As the movie continues, Tana’s character shows herself to simply be a toy ball in the hands of these brothers that just continuously bounces in whichever direction the wind blows. It becomes even more annoying after Carl is convicted and she just easily falls into the hands of big brother again. Shuo! Do you not remember yourself kneeling and begging him? Even being dragged under his feet after he blames you for your own rape? Really though…
And again things turn around when Tana’s character discovers that big brother is actually the real culprit. That one scene in the dark was the most pivotal but possibly the least well enacted. It was the one scene where Bolanle and Tana’s characters had to deliver at peaks. Bolanle had to show his true aggression and Tana had to show strength through weakness and they both earned glaring F9’s in that performance. In the end that scene ended up coming off as an interview sequence where Tana’s character is asking Bolanle to fill us all in on all the holes that were empty in the movie.
Should we mention the shoddy graphics in both of the car accident scenes? No right? Let’s respect ourselves cos there was no way that was not intended as comic relief.

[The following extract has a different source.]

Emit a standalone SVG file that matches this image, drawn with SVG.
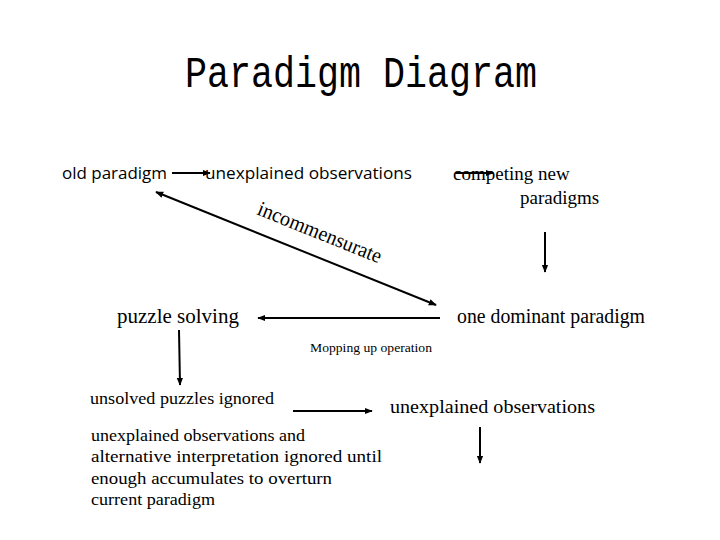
<svg xmlns="http://www.w3.org/2000/svg" width="720" height="540" viewBox="0 0 720 540">
<defs>
<marker id="ah" viewBox="0 0 10 10" refX="9" refY="5" markerWidth="8" markerHeight="8" orient="auto-start-reverse" markerUnits="userSpaceOnUse">
<path d="M0,1 L10,5 L0,9 z" fill="#000"/>
</marker>
<style>
.t{font-family:"Liberation Serif","Times New Roman",serif;fill:#000}
.s{font-family:"Open Sans","Liberation Sans",sans-serif;fill:#000}
.ln{stroke:#000;stroke-width:2;fill:none}
</style>
</defs>
<rect width="720" height="540" fill="#fff"/>
<text x="361" y="87" font-family="'Liberation Mono','Noto Sans CJK JP',monospace" font-size="44" text-anchor="middle" textLength="352" lengthAdjust="spacingAndGlyphs">Paradigm Diagram</text>
<g id="connectors">
<line class="ln" x1="172" y1="173" x2="210" y2="173" marker-end="url(#ah)"/>
<line class="ln" x1="455" y1="173" x2="493" y2="173" marker-end="url(#ah)"/>
<line class="ln" x1="156" y1="192" x2="436" y2="305" marker-start="url(#ah)" marker-end="url(#ah)"/>
<line class="ln" x1="545" y1="232" x2="545" y2="272" marker-end="url(#ah)"/>
<line class="ln" x1="440" y1="318" x2="258" y2="318" marker-end="url(#ah)"/>
<line class="ln" x1="179" y1="330" x2="180" y2="385" marker-end="url(#ah)"/>
<line class="ln" x1="293" y1="411" x2="372" y2="411" marker-end="url(#ah)"/>
<line class="ln" x1="480" y1="427" x2="480" y2="463" marker-end="url(#ah)"/>
<text class="t" font-size="21" transform="translate(256,214) rotate(22)" textLength="132" lengthAdjust="spacingAndGlyphs">incommensurate</text>
<text class="t" font-size="13" x="310" y="352" textLength="122" lengthAdjust="spacingAndGlyphs">Mopping up operation</text>
</g>
<g id="n-old"><text class="s" font-size="17" x="62" y="179" textLength="105" lengthAdjust="spacingAndGlyphs">old paradigm</text></g>
<g id="n-unexp1"><text class="s" font-size="17" x="205" y="179" textLength="207" lengthAdjust="spacingAndGlyphs">unexplained observations</text></g>
<g id="n-competing">
<text class="t" font-size="19" x="453" y="180">competing new</text>
<text class="t" font-size="19" x="520" y="204">paradigms</text>
</g>
<g id="n-puzzle"><text class="t" font-size="21" x="117" y="323">puzzle solving</text></g>
<g id="n-dominant"><text class="t" font-size="20" x="457" y="323" textLength="188" lengthAdjust="spacingAndGlyphs">one dominant paradigm</text></g>
<g id="n-unsolved"><text class="t" font-size="17" x="90" y="404" textLength="184" lengthAdjust="spacingAndGlyphs">unsolved puzzles ignored</text></g>
<g id="n-unexp2"><text class="t" font-size="19" x="390" y="413" textLength="205" lengthAdjust="spacingAndGlyphs">unexplained observations</text></g>
<g id="n-para">
<text class="t" font-size="17.5" x="91" y="441" textLength="214" lengthAdjust="spacingAndGlyphs">unexplained observations and</text>
<text class="t" font-size="17.5" x="91" y="462" textLength="291" lengthAdjust="spacingAndGlyphs">alternative interpretation ignored until</text>
<text class="t" font-size="17.5" x="91" y="484" textLength="241" lengthAdjust="spacingAndGlyphs">enough accumulates to overturn</text>
<text class="t" font-size="17.5" x="91" y="505" textLength="124" lengthAdjust="spacingAndGlyphs">current paradigm</text>
</g>
</svg>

However, the movie is not all fail. In the first half, Tana, Bolanle and Bobby really do well enough in portraying their characters. It’s just that by the second half their performances become very tired.
The music in this movie was very well placed and quite properly used. There were argument scenes between the brother where Bobby and Bolanle’s performances alone could never have taken the movie to where it needed to be, but Ava Momoh’s music comes in and elevates the scene. It doesn’t fill it. It doesn’t force it. It just elevates the quality without taking away from the work of the actors.
The movie was quite long and tried to do a lot. However, it succeeded with most of the things it did in the first half. By the second half, things get rushed, actors get lazy, and in the middle of all of this the writer is still determined to insert twists on top of twists on top of twists.
please I need a song inside 30 years old a virgin
Original story, good looking actors (Bolanle Ninalowo, Bobby Obodo), video quality
The audio quality: I watched the movie on the iROKOtv app. I don't know if that has something to do with the quality of the sound. But there were scenes where I just couldn't understand what they were saying.
The acting: Almost all the important scenes were poorly acted.
The editing: The scene of the car crash was so bad. It looked like a Nollywood scene of the early 2000. For a movie that was filmed in 2017 it's a shame.
I love reading the reviews on this site 🙂 Keep it up
PS: When is the review of the serie ‘Stalemate’ coming on the site ?
Hey Victorine! Great review… We weren’t necessarily planning on a Stalemate review but now that you mentioned it, we’ll get right on it.
hello nice reviews but i’d like to ask about the the rating system “whats your reaction” i’m confused, is it my reaction to the article or the reaction to the move?
It’s intended as a quick reaction to the movie. Reactions to the review can be entered in the comment section.